Exercise - The line holding "const positionStepDays = 14;" is the last one to output; start at the first line of the data, keep every line in between exactly, and leave out pictures.

Source data -
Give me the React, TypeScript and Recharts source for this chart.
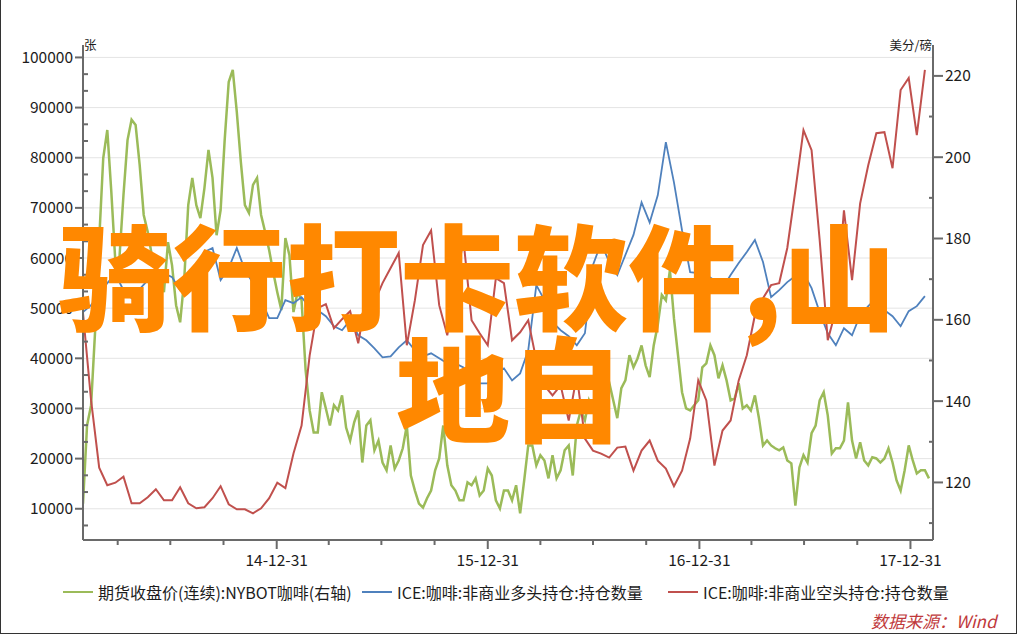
import React from 'react';
import { LineChart, Line, XAxis, YAxis, CartesianGrid } from 'recharts';

// series start date and sampling steps (days)
const startDate = '2014-01-30';
const priceStepDays = 7;
const positionStepDays = 14;

// x axis: quarter ends, labels only at year ends
const quarterEnds = [
  '2014-03-31', '2014-06-30', '2014-09-30', '2014-12-31',
  '2015-03-31', '2015-06-30', '2015-09-30', '2015-12-31',
  '2016-03-31', '2016-06-30', '2016-09-30', '2016-12-31',
  '2017-03-31', '2017-06-30', '2017-09-30', '2017-12-31',
];
const yearEndLabels = ['14-12-31', '15-12-31', '16-12-31', '17-12-31'];

// y axes
const leftMajorTicks = [10000, 20000, 30000, 40000, 50000, 60000, 70000, 80000, 90000, 100000];
const rightMajorTicks = [120, 140, 160, 180, 200, 220];
const rightMinorTicks = [110, 130, 150, 170, 190, 210];

// 期货收盘价(连续):NYBOT咖啡 (美分/磅), weekly
const coffeePrice = [
  114.8, 134.0, 139.0, 157.4, 179.6, 199.8, 206.7, 191.4, 174.2, 175.2,
  190.7, 204.2, 209.2, 207.9, 198.1, 185.8, 181.6, 175.9, 172.7, 171.7,
  166.8, 179.1, 173.4, 163.6, 159.4, 169.8, 188.2, 194.9, 188.2, 185.0,
  192.4, 201.8, 194.9, 180.8, 187.0, 204.2, 218.5, 221.5, 211.1, 198.8,
  188.2, 186.3, 193.2, 194.9, 185.8, 181.6, 177.1, 171.7, 166.8, 162.4,
  180.1, 175.9, 161.9, 166.8, 164.8, 147.6, 137.7, 132.3, 132.3,
  142.2, 138.2, 134.0, 139.0, 137.7, 141.4, 133.5, 130.3, 134.8, 137.7,
  124.9, 134.0, 135.3, 127.9, 130.3, 124.9, 123.0, 129.1, 123.4, 125.4,
  128.4, 134.0, 121.7, 118.0, 114.8, 113.8, 116.1, 118.0, 123.0, 125.9,
  134.0, 124.2, 119.3, 118.0, 115.6, 115.6, 120.0, 119.3, 121.0, 116.8,
  118.0, 123.4, 121.7, 115.6, 113.6, 118.0, 118.0, 115.6, 119.3,
  112.4, 120.5, 129.1, 129.1, 124.2, 126.7, 125.4, 121.0, 126.7, 121.0,
  123.0, 127.9, 129.1, 121.7, 134.0, 137.7, 135.3, 140.2, 137.7, 141.4,
  143.2, 144.6, 144.6, 140.2, 135.8, 143.2, 145.1, 151.3, 148.3, 150.5,
  153.7, 148.8, 145.9, 153.7, 158.7, 166.1, 164.8, 172.2, 160.4, 151.3,
  142.2, 138.2, 137.7, 139.0, 140.2, 148.3, 149.3, 153.7, 151.3, 145.6,
  148.8, 145.1, 140.2, 140.7, 144.4, 138.2, 139.0, 137.7, 141.4,
  135.8, 129.1, 130.3, 129.1, 128.4, 127.9, 128.6, 125.4, 124.7, 114.3,
  123.7, 126.7, 124.9, 132.1, 134.0, 140.2, 142.2, 136.5, 127.1, 128.4,
  128.4, 130.3, 139.7, 130.3, 125.9, 129.9, 125.4, 124.2, 126.2, 125.9,
  124.9, 125.9, 128.4, 124.9, 120.5, 118.0, 123.0, 129.1, 125.4, 122.2,
  123.0, 123.0, 121.0,
];

// ICE:咖啡:非商业多头持仓:持仓数量 (张), every two weeks
const longPositions = [
  49200, 50600, 52600, 55000, 56800, 53600, 52000, 53800, 55600, 56800,
  57000, 56200, 53600, 54800, 58600, 61200, 62000, 55600, 58000, 62000,
  57600, 55000, 51600, 48000, 48000, 51600, 51000, 52200, 50200, 49600,
  48400, 46400, 45600, 47600, 44600, 43600, 42000, 40200, 40400, 42200,
  43600, 41600, 40400, 41000, 40000, 39000, 39000, 38200, 36000, 35000,
  35000, 37200, 38000, 35600, 37000, 41600, 54600, 51600, 47200, 45600,
  44400, 42600, 45000, 58600, 63000, 59200, 56600, 60600, 64600, 71100,
  67100, 72500, 83100, 75100, 65500, 57200, 57000, 56600, 55600, 54000,
  56600, 59000, 61200, 63600, 59200, 52200, 53600, 55200, 56400, 57000,
  54000, 49200, 45000, 42600, 46000, 44600, 48600, 50400, 52000, 49600,
  48400, 46400, 49400, 50400, 52400,
];

// ICE:咖啡:非商业空头持仓:持仓数量 (张), every two weeks
const shortPositions = [
  49000, 31600, 18200, 14700, 15200, 16400, 11100, 11100, 12300, 13900,
  11700, 11700, 14300, 11100, 10100, 10300, 12100, 14500, 10900, 9900,
  9900, 9100, 10100, 12100, 15200, 14100, 21000, 26600, 40600, 50000,
  50800, 46000, 47800, 49400, 43000, 52200, 51200, 55000, 58000, 61000,
  42600, 51600, 62600, 65500, 50600, 44600, 54600, 63600, 47600, 45000,
  42600, 56000, 55000, 43600, 45200, 47600, 39600, 34600, 32600, 34600,
  27600, 36600, 24000, 21600, 21000, 20200, 22200, 22400, 17600, 21600,
  23600, 19600, 18000, 14500, 17600, 24000, 35600, 31600, 18600, 25600,
  27600, 35600, 40600, 48600, 52000, 54600, 55000, 62000, 73500, 85500,
  81500, 63600, 43600, 49600, 69500, 55600, 70900, 78500, 84900, 85100,
  77900, 93500, 95900, 84500, 97500,
];

const legendNames = [
  '期货收盘价(连续):NYBOT咖啡(右轴)',
  'ICE:咖啡:非商业多头持仓:持仓数量',
  'ICE:咖啡:非商业空头持仓:持仓数量',
];

const GREEN = '#9BBB59';
const BLUE = '#4F81BD';
const RED = '#C0504D';
const AXIS = '#6a6a6a';
const TEXT = '#1c1c1c';
const FONT = '"Noto Sans CJK SC", "Noto Sans", sans-serif';
const DAY = 86400000;

const toDay = (s: string) => (Date.parse(s) - Date.parse(startDate)) / DAY;

const priceData = coffeePrice.map((v, i) => ({ day: i * priceStepDays, price: v }));
const longData = longPositions.map((v, i) => ({ day: i * positionStepDays, value: v }));
const shortData = shortPositions.map((v, i) => ({ day: i * positionStepDays, value: v }));

const xTicks = quarterEnds.map(toDay);
const xLabelByDay = new Map<number, string>();
quarterEnds.forEach((d) => {
  if (d.endsWith('12-31')) xLabelByDay.set(toDay(d), yearEndLabels[Number(d.slice(2, 4)) - 14]);
});

const leftTicks: number[] = [leftMajorTicks[0] - 10000 / 3];
leftMajorTicks.forEach((m, i) => {
  leftTicks.push(m);
  if (i < leftMajorTicks.length - 1) leftTicks.push(m + 10000 / 3, m + 20000 / 3);
});
const rightTicks = [...rightMinorTicks, ...rightMajorTicks].sort((a, b) => a - b);

const tickText = { fontFamily: FONT, fontSize: 15.5, fill: TEXT };

function LeftTick(props: any) {
  const { x, y, payload } = props;
  const v = payload.value;
  if (leftMajorTicks.includes(v)) {
    return (
      <g>
        <line x1={x - 8} x2={x} y1={y} y2={y} stroke={AXIS} strokeWidth={2} />
        <text x={x - 10} y={y} dy="0.36em" textAnchor="end" {...tickText}>{v}</text>
      </g>
    );
  }
  return <line x1={x} x2={x + 5} y1={y} y2={y} stroke={AXIS} strokeWidth={2} />;
}

function RightTick(props: any) {
  const { x, y, payload } = props;
  const v = payload.value;
  if (rightMajorTicks.includes(v)) {
    return (
      <g>
        <line x1={x} x2={x + 10} y1={y} y2={y} stroke={AXIS} strokeWidth={2} />
        <text x={x + 12} y={y} dy="0.36em" textAnchor="start" {...tickText}>{v}</text>
      </g>
    );
  }
  return <line x1={x - 4} x2={x} y1={y} y2={y} stroke={AXIS} strokeWidth={2} />;
}

function BottomTick(props: any) {
  const { x, y, payload } = props;
  const label = xLabelByDay.get(payload.value);
  return (
    <g>
      <line x1={x} x2={x} y1={y} y2={y + (label ? 9 : 5)} stroke={AXIS} strokeWidth={2} />
      {label && (
        <text x={x} y={y + 20} dy="0.36em" textAnchor="middle" {...tickText}>{label}</text>
      )}
    </g>
  );
}

export default function App() {
  const legendColors = [GREEN, BLUE, RED];
  const legendLeft = [63, 362, 668];
  return (
    <div style={{ position: 'absolute', left: 0, top: 0, width: 1018, height: 635, background: '#fff', fontFamily: FONT, color: TEXT }}>
      <LineChart width={1018} height={635} margin={{ top: 45, right: 0, bottom: 65, left: 0 }}>
        <CartesianGrid yAxisId="left" vertical={false} horizontalValues={leftMajorTicks} stroke="#e4e4e4" strokeWidth={1} />
        <XAxis
          dataKey="day"
          type="number"
          domain={[0, 1470]}
          allowDataOverflow
          ticks={xTicks}
          interval={0}
          height={30}
          tickSize={0}
          tickMargin={0}
          tickLine={false}
          tick={<BottomTick />}
          axisLine={{ stroke: AXIS, strokeWidth: 2 }}
        />
        <YAxis
          yAxisId="left"
          orientation="left"
          width={83}
          domain={[3770, 102480]}
          allowDataOverflow
          ticks={leftTicks}
          interval={0}
          tickSize={0}
          tickMargin={0}
          tickLine={false}
          tick={<LeftTick />}
          axisLine={{ stroke: AXIS, strokeWidth: 2 }}
        />
        <YAxis
          yAxisId="right"
          orientation="right"
          width={85}
          domain={[105.84, 227.6]}
          allowDataOverflow
          ticks={rightTicks}
          interval={0}
          tickSize={0}
          tickMargin={0}
          tickLine={false}
          tick={<RightTick />}
          axisLine={{ stroke: AXIS, strokeWidth: 2 }}
        />
        <Line yAxisId="right" data={priceData} dataKey="price" stroke={GREEN} strokeWidth={2.5} dot={false} isAnimationActive={false} />
        <Line yAxisId="left" data={longData} dataKey="value" stroke={BLUE} strokeWidth={1.8} dot={false} isAnimationActive={false} />
        <Line yAxisId="left" data={shortData} dataKey="value" stroke={RED} strokeWidth={2} dot={false} isAnimationActive={false} />
      </LineChart>

      <div style={{ position: 'absolute', left: 84, top: 37, fontSize: 12.5, lineHeight: '16px' }}>张</div>
      <div style={{ position: 'absolute', right: 86, top: 37, fontSize: 12.5, lineHeight: '16px' }}>美分/磅</div>

      {legendNames.map((name, i) => (
        <div key={name} style={{ position: 'absolute', left: legendLeft[i], top: 582, display: 'flex', alignItems: 'center', fontSize: 16, lineHeight: '20px', whiteSpace: 'nowrap' }}>
          <span style={{ display: 'inline-block', width: 30, height: 2, background: legendColors[i], marginRight: 5 }} />
          <span>{name}</span>
        </div>
      ))}

      <div style={{ position: 'absolute', left: 871, top: 610, fontSize: 17, lineHeight: '22px', fontStyle: 'italic', color: '#C0393B', whiteSpace: 'nowrap' }}>
        数据来源：Wind
      </div>

      <svg width={1018} height={635} style={{ position: 'absolute', left: 0, top: 0, pointerEvents: 'none' }}>
        <text x={58} y={321} fontFamily={FONT} fontSize={114} fontWeight={900} fill="#FF8800">骑行打卡软件,山</text>
        <text x={396} y={433} fontFamily={FONT} fontSize={114} fontWeight={900} fill="#FF8800">地自</text>
      </svg>

      <div style={{ position: 'absolute', left: 0, top: 0, width: 1017, height: 634, boxSizing: 'border-box', borderLeft: '1.5px solid #333', borderRight: '1.5px solid #333', borderBottom: '1.5px solid #333', pointerEvents: 'none' }} />
    </div>
  );
}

Result for this task -
Give me the React, TypeScript and Recharts source for this chart.
import React from 'react';
import { LineChart, Line, XAxis, YAxis, CartesianGrid } from 'recharts';

// series start date and sampling steps (days)
const startDate = '2014-01-30';
const priceStepDays = 7;
const positionStepDays = 14;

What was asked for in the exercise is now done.